Proof: If X has locally integrable variation then, in particular, it has locally finite variation and must be an FV process. It only needs to be shown that, for FV processes, the property of being locally integrable is equivalent to having locally integrable variation. However, local integrability of a cadlag adapted process is equivalent to the local integrability of its jumps.

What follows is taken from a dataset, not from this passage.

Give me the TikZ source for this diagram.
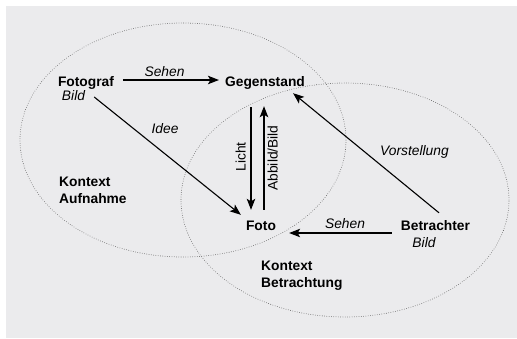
\documentclass[tikz,border=0pt]{standalone}
\usepackage{fontspec}
\setmainfont{Liberation Sans}
\usetikzlibrary{arrows.meta}
\definecolor{bg}{RGB}{235,235,237}
\definecolor{dotc}{RGB}{85,85,85}
\tikzset{
  txt/.style={inner sep=0pt, text height=10pt, text depth=3pt, font=\fontsize{13.8}{17}\selectfont},
  bold/.style={txt, font=\fontsize{13.8}{17}\selectfont\bfseries},
  ital/.style={txt, font=\fontsize{13.8}{17}\selectfont\itshape},
  ctx/.style={inner sep=0pt, align=left, font=\fontsize{13.8}{17}\selectfont\bfseries},
  arr/.style={line width=1.1pt, -{Stealth[length=11pt,width=8.5pt,inset=2.5pt]}},
  ctxline/.style={dotc, line width=0.8pt, dash pattern=on 0pt off 2.3pt, line cap=round}
}
\begin{document}
\begin{tikzpicture}[x=1pt,y=-1pt]
\useasboundingbox (0,0) rectangle (517,338);
\fill[bg] (6,6) rectangle (517,338);
% context ellipses
\draw[ctxline] (183,140) ellipse [x radius=163pt, y radius=117pt];
\draw[ctxline] (345,200) ellipse [x radius=164pt, y radius=117pt];
% nodes
\node[bold, anchor=base] (fotograf) at (86,86) {Fotograf};
\node[ital, anchor=base] (bild1) at (73.5,100) {Bild};
\node[bold, anchor=base] (gegenstand) at (265,86) {Gegenstand};
\node[bold, anchor=base] (foto) at (261,230) {Foto};
\node[bold, anchor=base] (betrachter) at (435.5,230) {Betrachter};
\node[ital, anchor=base] (bild2) at (424,247) {Bild};
\node[ctx, anchor=north west] (kauf) at (59,177) {Kontext\\Aufnahme};
\node[ctx, anchor=north west] (kbet) at (261,261) {Kontext\\Betrachtung};
% labels
\node[ital, anchor=base] (sehen1) at (164.5,76) {Sehen};
\node[ital, anchor=base] (idee) at (165,133) {Idee};
\node[ital, anchor=base] (vorst) at (414.5,155) {Vorstellung};
\node[ital, anchor=base] (sehen2) at (345,228) {Sehen};
\node[txt, rotate=90] (licht) at (242,157) {Licht};
\node[txt, rotate=90] (abbild) at (274,158) {Abbild/Bild};
% connectors
\draw[arr] ([xshift=8.6pt,yshift=2.5pt]fotograf.east) -- ([xshift=-6pt,yshift=2.5pt]gegenstand.west);
\draw[arr] ([xshift=9pt,yshift=-0.5pt]bild1.east) -- ([xshift=-5pt,yshift=5pt]foto.north west);
\draw[arr] ([xshift=-14pt,yshift=-18pt]gegenstand.south) -- ([xshift=-10pt,yshift=10pt]foto.north);
\draw[arr] ([xshift=3pt,yshift=10pt]foto.north) -- ([xshift=-1pt,yshift=-17pt]gegenstand.south);
\draw[arr] ([xshift=3.5pt,yshift=7pt]betrachter.north) -- ([xshift=-12pt,yshift=-4pt]gegenstand.south east);
\draw[arr] ([xshift=-9pt,yshift=-6.5pt]betrachter.west) -- ([xshift=13pt,yshift=-6.5pt]foto.east);
\end{tikzpicture}
\end{document}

Also, the variation process ${V_t=\int_0^t\,\vert dX\vert}$ has jumps ${\Delta V=\vert\Delta X\vert}$. This gives

 X is locally integrable ⇔ ${\Delta X}$ is locally integrable ⇔ ${\Delta V}$ is locally integrable ⇔ V is locally integrable

as required. $\Box$

In particular, as cadlag predictable processes are locally bounded, this means that compensators automatically have locally integrable variation. However, if X has locally integrable variation, then we can go a bit further and bound the expected variation of its compensator.

Lemma 8 Let X be a cadlag adapted process with locally integrable variation, and let A be its compensator. Then,

 $\displaystyle {\mathbb E}\left[\int_0^\tau\vert\xi\vert\,\vert dA\vert\right]\le{\mathbb E}\left[\int_0^\tau\vert\xi\vert\,\vert dX\vert\right]$ (3)

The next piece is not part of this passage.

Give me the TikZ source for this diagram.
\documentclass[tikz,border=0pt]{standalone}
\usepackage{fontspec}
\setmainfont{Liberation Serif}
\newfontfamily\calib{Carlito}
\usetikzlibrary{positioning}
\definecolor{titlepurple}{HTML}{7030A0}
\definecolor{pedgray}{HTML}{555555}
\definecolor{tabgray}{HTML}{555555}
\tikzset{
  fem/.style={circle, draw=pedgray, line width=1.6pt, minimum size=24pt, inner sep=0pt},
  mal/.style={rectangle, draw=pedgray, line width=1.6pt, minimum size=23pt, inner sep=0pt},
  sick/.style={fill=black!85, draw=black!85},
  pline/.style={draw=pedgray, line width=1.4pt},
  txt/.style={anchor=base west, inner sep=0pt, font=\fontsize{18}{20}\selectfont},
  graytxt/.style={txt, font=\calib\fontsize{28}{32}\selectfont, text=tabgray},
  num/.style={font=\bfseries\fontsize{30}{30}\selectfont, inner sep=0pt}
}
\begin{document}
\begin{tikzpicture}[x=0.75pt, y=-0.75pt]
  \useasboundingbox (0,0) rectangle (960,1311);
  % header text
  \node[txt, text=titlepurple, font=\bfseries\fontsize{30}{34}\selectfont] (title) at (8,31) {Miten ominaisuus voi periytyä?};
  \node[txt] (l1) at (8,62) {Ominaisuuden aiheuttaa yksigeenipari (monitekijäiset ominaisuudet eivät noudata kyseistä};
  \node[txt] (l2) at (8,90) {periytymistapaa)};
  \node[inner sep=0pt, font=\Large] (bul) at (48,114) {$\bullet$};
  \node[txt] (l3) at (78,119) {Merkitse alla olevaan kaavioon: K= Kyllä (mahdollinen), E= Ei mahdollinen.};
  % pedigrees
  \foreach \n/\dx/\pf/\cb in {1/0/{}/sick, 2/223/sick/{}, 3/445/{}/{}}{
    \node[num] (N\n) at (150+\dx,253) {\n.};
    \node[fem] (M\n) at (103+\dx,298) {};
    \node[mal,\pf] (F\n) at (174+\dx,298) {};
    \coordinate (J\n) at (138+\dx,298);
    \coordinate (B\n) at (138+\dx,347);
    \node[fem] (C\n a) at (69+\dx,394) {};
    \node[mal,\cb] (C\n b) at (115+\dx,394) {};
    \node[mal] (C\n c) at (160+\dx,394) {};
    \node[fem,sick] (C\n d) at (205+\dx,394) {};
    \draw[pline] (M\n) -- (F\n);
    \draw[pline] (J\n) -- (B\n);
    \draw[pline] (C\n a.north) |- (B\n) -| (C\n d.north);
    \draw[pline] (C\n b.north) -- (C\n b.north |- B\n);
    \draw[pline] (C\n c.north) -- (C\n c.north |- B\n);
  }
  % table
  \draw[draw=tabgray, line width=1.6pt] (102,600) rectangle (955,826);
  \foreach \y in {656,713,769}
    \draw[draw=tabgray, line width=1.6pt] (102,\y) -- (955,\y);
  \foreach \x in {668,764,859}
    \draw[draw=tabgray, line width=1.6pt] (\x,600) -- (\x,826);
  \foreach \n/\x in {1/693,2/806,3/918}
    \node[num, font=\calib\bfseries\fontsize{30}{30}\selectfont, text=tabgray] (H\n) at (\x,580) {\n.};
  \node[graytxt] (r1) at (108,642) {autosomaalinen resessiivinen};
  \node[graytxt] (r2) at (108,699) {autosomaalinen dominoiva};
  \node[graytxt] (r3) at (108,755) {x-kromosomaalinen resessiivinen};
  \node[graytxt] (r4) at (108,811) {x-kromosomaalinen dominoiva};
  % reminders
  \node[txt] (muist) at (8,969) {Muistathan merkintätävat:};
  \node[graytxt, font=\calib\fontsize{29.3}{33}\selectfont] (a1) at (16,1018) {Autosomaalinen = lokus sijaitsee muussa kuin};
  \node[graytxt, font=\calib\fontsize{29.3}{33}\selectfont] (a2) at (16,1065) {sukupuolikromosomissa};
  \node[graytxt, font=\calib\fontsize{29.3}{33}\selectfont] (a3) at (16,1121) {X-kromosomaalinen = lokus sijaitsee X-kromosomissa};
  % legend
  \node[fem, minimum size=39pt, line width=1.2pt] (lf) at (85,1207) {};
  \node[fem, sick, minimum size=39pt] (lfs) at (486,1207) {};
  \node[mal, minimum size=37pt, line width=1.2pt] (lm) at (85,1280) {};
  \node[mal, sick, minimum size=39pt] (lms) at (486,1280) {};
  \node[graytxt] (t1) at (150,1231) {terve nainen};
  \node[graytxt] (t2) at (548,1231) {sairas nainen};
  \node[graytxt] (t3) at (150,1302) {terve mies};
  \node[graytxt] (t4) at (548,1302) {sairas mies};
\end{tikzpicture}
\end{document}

for all stopping times ${\tau}$ and predictable processes ${\xi}$. Furthermore, if the right hand side of (3) is finite then

 $\displaystyle {\mathbb E}\left[\int_0^\tau\xi\,dA\right]={\mathbb E}\left[\int_0^\tau\xi\,dX\right].$ (4)

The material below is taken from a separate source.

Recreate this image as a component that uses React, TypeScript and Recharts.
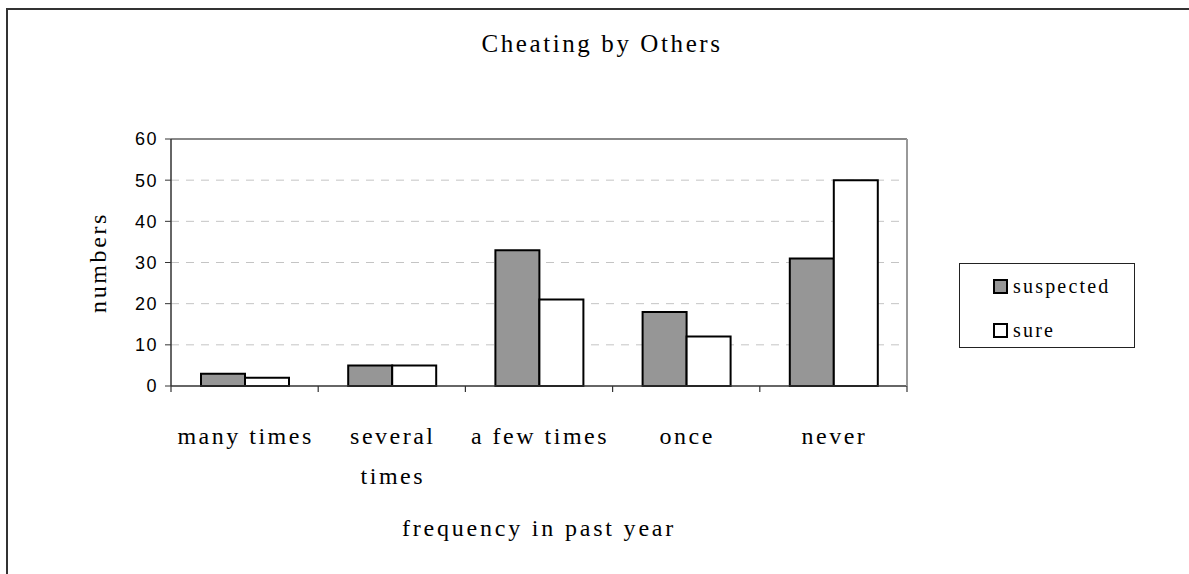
import {
  Bar,
  BarChart,
  CartesianGrid,
  Legend,
  ReferenceLine,
  XAxis,
  YAxis,
} from "recharts";

// Datos.
const CATEGORIES = ["many times", "several\ntimes", "a few times", "once", "never"];
const SERIES = ["suspected", "sure"];
const SUSPECTED = [3, 5, 33, 18, 31];
const SURE = [2, 5, 21, 12, 50];
const Y_TICKS = [0, 10, 20, 30, 40, 50, 60];

const data = CATEGORIES.map((name, i) => ({
  name,
  suspected: SUSPECTED[i],
  sure: SURE[i],
}));

const SERIF = "'Liberation Serif', 'Times New Roman', serif";
const SANS = "'Liberation Sans', Arial, sans-serif";

// Etiqueta de categoria con salto de linea y marcas en los limites de cada categoria (estilo Excel).
function CategoryTick({ x, y, payload, index, visibleTicksCount }: any) {
  const lines = String(payload.value).split("\n");
  const half = payload.offset || 0;
  const isLast = index === visibleTicksCount - 1;
  return (
    <g>
      <line x1={x - half} x2={x - half} y1={y} y2={y + 6} stroke="#333" strokeWidth={1.2} />
      {isLast && (
        <line x1={x + half} x2={x + half} y1={y} y2={y + 6} stroke="#333" strokeWidth={1.2} />
      )}
      <text
        x={x}
        y={y}
        textAnchor="middle"
        fill="#000"
        style={{ fontFamily: SERIF, fontSize: 24, letterSpacing: 2.5 }}
      >
        {lines.map((line, i) => (
          <tspan key={i} x={x + 1} dy={i === 0 ? 58 : 40}>
            {line}
          </tspan>
        ))}
      </text>
    </g>
  );
}

function LegendBox({ payload }: any) {
  // la leyenda de recharts ordena por nombre; se respeta el orden de las series
  const items = [...(payload || [])].sort(
    (a: any, b: any) => SERIES.indexOf(a.dataKey) - SERIES.indexOf(b.dataKey)
  );
  return (
    <div
      style={{
        border: "1px solid #222",
        width: 176,
        height: 85,
        boxSizing: "border-box",
        paddingTop: 0,
        paddingLeft: 33,
        background: "#fff",
      }}
    >
      {items.map((item: any) => (
        <div key={item.value} style={{ display: "flex", alignItems: "center", height: 44 }}>
          <span
            style={{
              display: "inline-block",
              width: 11,
              height: 11,
              border: "2px solid #000",
              background: item.payload.fill,
              marginRight: 5,
            }}
          />
          <span style={{ fontFamily: SERIF, fontSize: 20, letterSpacing: 2.2, color: "#000" }}>
            {item.value}
          </span>
        </div>
      ))}
    </div>
  );
}

export default function App() {
  return (
    <div
      style={{
        position: "fixed",
        left: 0,
        top: 0,
        width: 1189,
        height: 574,
        overflow: "hidden",
        background: "#fff",
      }}
    >
      {/* marco exterior del grafico, se sale por la derecha y abajo */}
      <div
        style={{
          position: "absolute",
          left: 6,
          top: 8,
          width: 1300,
          height: 700,
          border: "2px solid #333",
        }}
      />
      <div
        style={{
          position: "absolute",
          left: 0,
          top: 30,
          width: 1204,
          textAlign: "center",
          fontFamily: SERIF,
          fontSize: 25,
          letterSpacing: 2.6,
          lineHeight: "28px",
          color: "#000",
        }}
      >
        Cheating by Others
      </div>
      <div style={{ position: "absolute", left: 0, top: 0 }}>
        <BarChart
          width={1189}
          height={574}
          data={data}
          margin={{ top: 139, right: 281, bottom: 102, left: 91 }}
          barCategoryGap={30}
          barGap={0}
        >
          <CartesianGrid
            vertical={false}
            horizontalValues={[10, 20, 30, 40, 50]}
            stroke="#c4c4c4"
            strokeDasharray="8 7"
          />
          <XAxis
            dataKey="name"
            height={1}
            tickLine={false}
            tickSize={0}
            tickMargin={0}
            interval={0}
            axisLine={{ stroke: "#333", strokeWidth: 1.5 }}
            tick={<CategoryTick />}
            label={{
              value: "frequency in past year",
              position: "bottom",
              offset: 132,
              style: { fontFamily: SERIF, fontSize: 24, letterSpacing: 2.8, fill: "#000" },
            }}
          />
          <YAxis
            width={80}
            domain={[0, 60]}
            ticks={Y_TICKS}
            interval={0}
            tickSize={6}
            tickMargin={7}
            axisLine={{ stroke: "#333", strokeWidth: 1.5 }}
            tickLine={{ stroke: "#333" }}
            tick={{ fontFamily: SANS, fontSize: 18, letterSpacing: 1.5, fill: "#000" }}
            label={{
              value: "numbers",
              angle: -90,
              position: "insideLeft",
              offset: 6,
              style: {
                textAnchor: "middle",
                fontFamily: SERIF,
                fontSize: 24,
                letterSpacing: 2.6,
                fill: "#000",
              },
            }}
          />
          {/* borde derecho gris del area de trazado */}
          <YAxis
            yAxisId="r"
            orientation="right"
            width={1}
            domain={[0, 60]}
            tick={false}
            tickLine={false}
            axisLine={{ stroke: "#999", strokeWidth: 2 }}
          />
          <ReferenceLine y={60} stroke="#888" strokeWidth={2} />
          <Legend
            content={<LegendBox />}
            wrapperStyle={{ left: 959, top: 263, width: 176, height: 85 }}
          />
          <Bar
            dataKey="suspected"
            fill="#969696"
            stroke="#000"
            strokeWidth={2}
            isAnimationActive={false}
          />
          <Bar
            dataKey="sure"
            fill="#fff"
            stroke="#000"
            strokeWidth={2}
            isAnimationActive={false}
          />
        </BarChart>
      </div>
    </div>
  );
}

Proof: By applying monotone convergence to (3) and dominated convergence to (4), it is enough to consider the case where ${\xi}$ is bounded. Furthermore, replacing ${\xi}$ by ${1_{[0,\tau]}\xi}$ if necessary, we only need to consider the case with ${\tau=\infty}$.

Suppose that ${\xi}$ is bounded, and let ${M=X-A}$. Then, ${\int\xi\,dM}$ is a local martingale. So, there exists stopping times ${\tau_n}$ increasing to infinity such that ${\int_0^{t\wedge\tau_n}\xi\,dM}$ are uniformly integrable martingales, hence have zero expectation, and such that ${X^{\tau_n}}$ has integrable variation. Therefore,

 $\displaystyle {\mathbb E}\left[\int_0^{\tau_n}\xi\,dX\right]={\mathbb E}\left[\int_0^{\tau_n}\xi\,dA\right].$ (5)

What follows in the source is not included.